02 February 2011


 I was, initially, reluctant about addressing Schizophrenia in a public forum for an extended period and at one point, had considered a more conventional topic which is Depression.  I may still address that later, although  there have been numerous articles, papers and blogs about it.  It could be just the prognosis which is bleak and the few recorded cases of successful treatment outcomes that lends to this reluctance to want to even address the disease. Could it be the affect of these individuals or their behaviors that are bizarre to most of us? I remember during one of the treatment grand rounds, years ago, at a state psychiatric facility; a leading psychiatrist from Germany indicated that although their grimaces, ritualistic body movements and calls for help  make us uncomfortable to watch; they are necessary.  Human beings develop coping mechanisms to survive difficult circumstances.  These behaviors aid in reducing some of the horror and stress associated with whatever delusions or hallucinations they are experiencing.  Make no mistake, these people are suffering.  There is a virtual reality video that can give you some idea of what they are experiencing.  Please note that it varies in presentation, however, I've only encountered 2 or 3 cases of hallucinations that were pleasant.  Many psychotic episodes are frightening with directives that promote paranoia or delusions that one is in danger.  This can lead to nomadic, isolative,suicidal or homicidal behaviors.  It's a life long illness with no cure.  Managing symptoms and enhancing the patient's level of functioning that diminishes the ravages of the disease becomes the goal.  There are different types of Schizophrenia and the presentations are far more complex than I can do justice to in this format.  

During the span of my career (25 yrs.), Schizophrenia has been the most difficult to treat by mental health professionals and the major treatment modality has and continues to be pharmacotherapy.  The insidiousness of the illness and when it strikes most of its victims (early adulthood) lends to how devastating it is to the patient and their family. The latter become life long caretakers and require support, counsel and resources as well.  There is also late-onset and much earlier symptoms, classified as Autism; a form of Childhood Schizophrenia,  which was a previous and much used diagnosis.  As a therapist, the approach has been to find more creative ways of "support therapy", e.g., cognitive-behavioral to aid the client when they've stabilized on medication to challenge those delusions or "voices". To challenge them in a gentle and demonstrative way is one approach I used, yet, for some time I wasn't convinced as to how effective it was until a former patient returned for day treatment.  He advised that he appreciated when I would gently challenge him when he thought he heard snakes in my desk drawer rather than silently listen to him go on about it.
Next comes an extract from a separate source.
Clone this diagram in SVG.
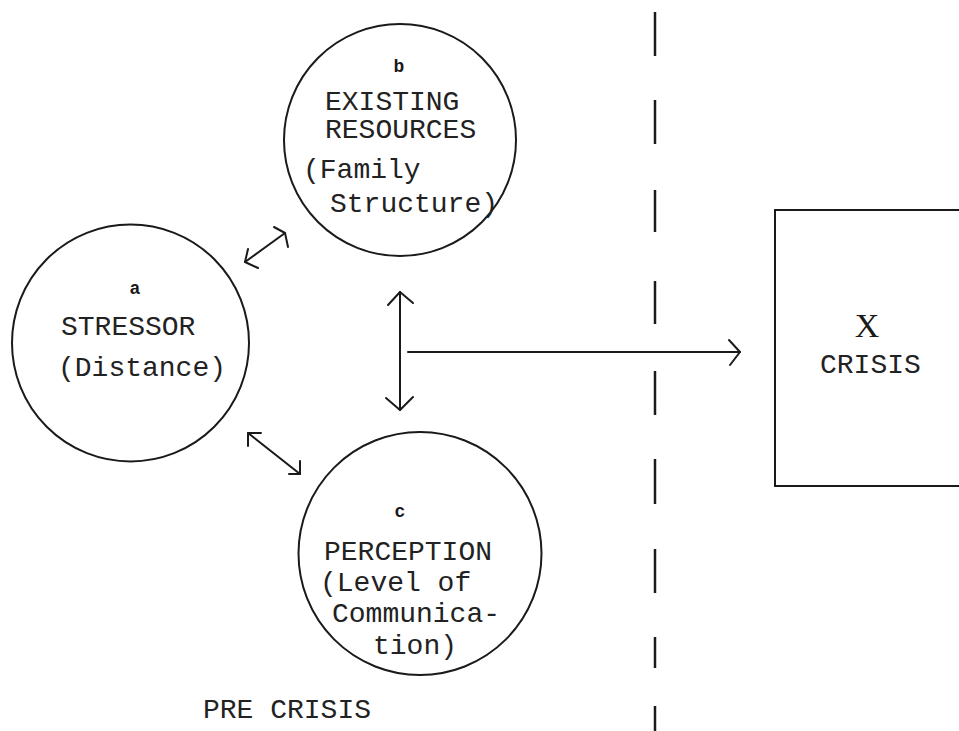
<svg xmlns="http://www.w3.org/2000/svg" width="959" height="731" viewBox="0 0 959 731">
<style>
.node{fill:none;stroke:#1a1a1a;stroke-width:2}
.t{font-family:"Liberation Mono","DejaVu Sans Mono",monospace;font-size:28px;fill:#222222}
.s{font-family:"Liberation Mono","DejaVu Sans Mono",monospace;font-size:18px;font-weight:bold;fill:#1a1a1a;text-anchor:middle}
.x{font-family:"Liberation Serif","DejaVu Serif",serif;font-size:34px;fill:#1a1a1a;text-anchor:middle}
.c{fill:none;stroke:#1a1a1a;stroke-width:2;stroke-linecap:round;stroke-linejoin:round}
.d{stroke:#1a1a1a;stroke-width:2.5}
</style>
<rect width="959" height="731" fill="#ffffff"/>
<g id="divider">
<line class="d" x1="655" y1="12" x2="655" y2="56"/>
<line class="d" x1="655" y1="100" x2="655" y2="144"/>
<line class="d" x1="655" y1="190" x2="655" y2="232"/>
<line class="d" x1="655" y1="281" x2="655" y2="324"/>
<line class="d" x1="655" y1="371" x2="655" y2="415"/>
<line class="d" x1="655" y1="459" x2="655" y2="504"/>
<line class="d" x1="655" y1="549" x2="655" y2="593"/>
<line class="d" x1="655" y1="637" x2="655" y2="668"/>
<line class="d" x1="655" y1="706" x2="655" y2="731"/>
</g>
<g id="node-a">
<circle class="node" cx="130.5" cy="343" r="118.5"/>
<text class="s" x="135" y="294">a</text>
<text class="t" x="61" y="335">STRESSOR</text>
<text class="t" x="58" y="376">(Distance)</text>
</g>
<g id="node-b">
<circle class="node" cx="400" cy="140" r="116"/>
<text class="s" x="399" y="72">b</text>
<text class="t" x="325" y="110">EXISTING</text>
<text class="t" x="325" y="138">RESOURCES</text>
<text class="t" x="303" y="178">(Family</text>
<text class="t" x="330" y="212">Structure)</text>
</g>
<g id="node-c">
<circle class="node" cx="420" cy="553.5" r="121.5"/>
<text class="s" x="400" y="517">c</text>
<text class="t" x="324" y="560">PERCEPTION</text>
<text class="t" x="320" y="591">(Level of</text>
<text class="t" x="332" y="622">Communica-</text>
<text class="t" x="373" y="654">tion)</text>
</g>
<g id="node-x">
<rect class="node" x="775" y="210" width="200" height="276"/>
<text class="x" x="867" y="337">X</text>
<text class="t" x="820" y="373">CRISIS</text>
</g>
<g id="label-pre">
<text class="t" x="203" y="718">PRE CRISIS</text>
</g>
<g id="connectors">
<path class="c" d="M245,262 L285,233"/>
<path class="c" d="M248,249 L245,262 L258,268"/>
<path class="c" d="M274,227 L285,233 L288,247"/>
<path class="c" d="M248,433 L300,474"/>
<path class="c" d="M248,446 L248,433 L261,433"/>
<path class="c" d="M300,461 L300,474 L289,474"/>
<path class="c" d="M400,292 L400,410"/>
<path class="c" d="M388,305 L400,292 L413,303"/>
<path class="c" d="M386,398 L400,410 L413,397"/>
<path class="c" d="M408,352 L740,352"/>
<path class="c" d="M729,340 L740,352 L730,365"/>
</g>
</svg>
He wanted to be disabused of his concerns.  Of course there are exceptions given the complexity of this illness.  Some therapists believe that challenging is usually of no consequence.  I beg to disagree and the talk I had with this young man confirmed it for me.

The above, is a memoir of Lori Schiller who overcame in an exceptional way, the severe and long battle with the disease. It is an example of the relatively few successes of becoming a highly functional and a relatively contented person with this illness.  She had a good support system, intellectual gifts,a drug that worked and an inner strength to continue on when she had reached the lowest point during its course.  It is recommended reading for anyone, interested in understanding Schizophrenia or for those whose love one has been recently diagnosed. In the epilogue; there are still some residual symptoms of her illness, however, she can manage them and her new set of coping skills are more effective in maintaining a level of functioning that is comfortable and allows her to continue teaching and developing new interests and hobbies.

My wish is that those reading this blog will become more sensitive and less judgmental to those we see talking to themselves or making gestures that are strange in public places.  They really need our compassion and support--not pity!


Nel said...

The blog is very good!

Shane said...

I couldn't agree more on the point that what mental illness victims need are our strong support and understanding about their situation. Many sufferers have been judged unfairly by many people who are not fully aware about this matter.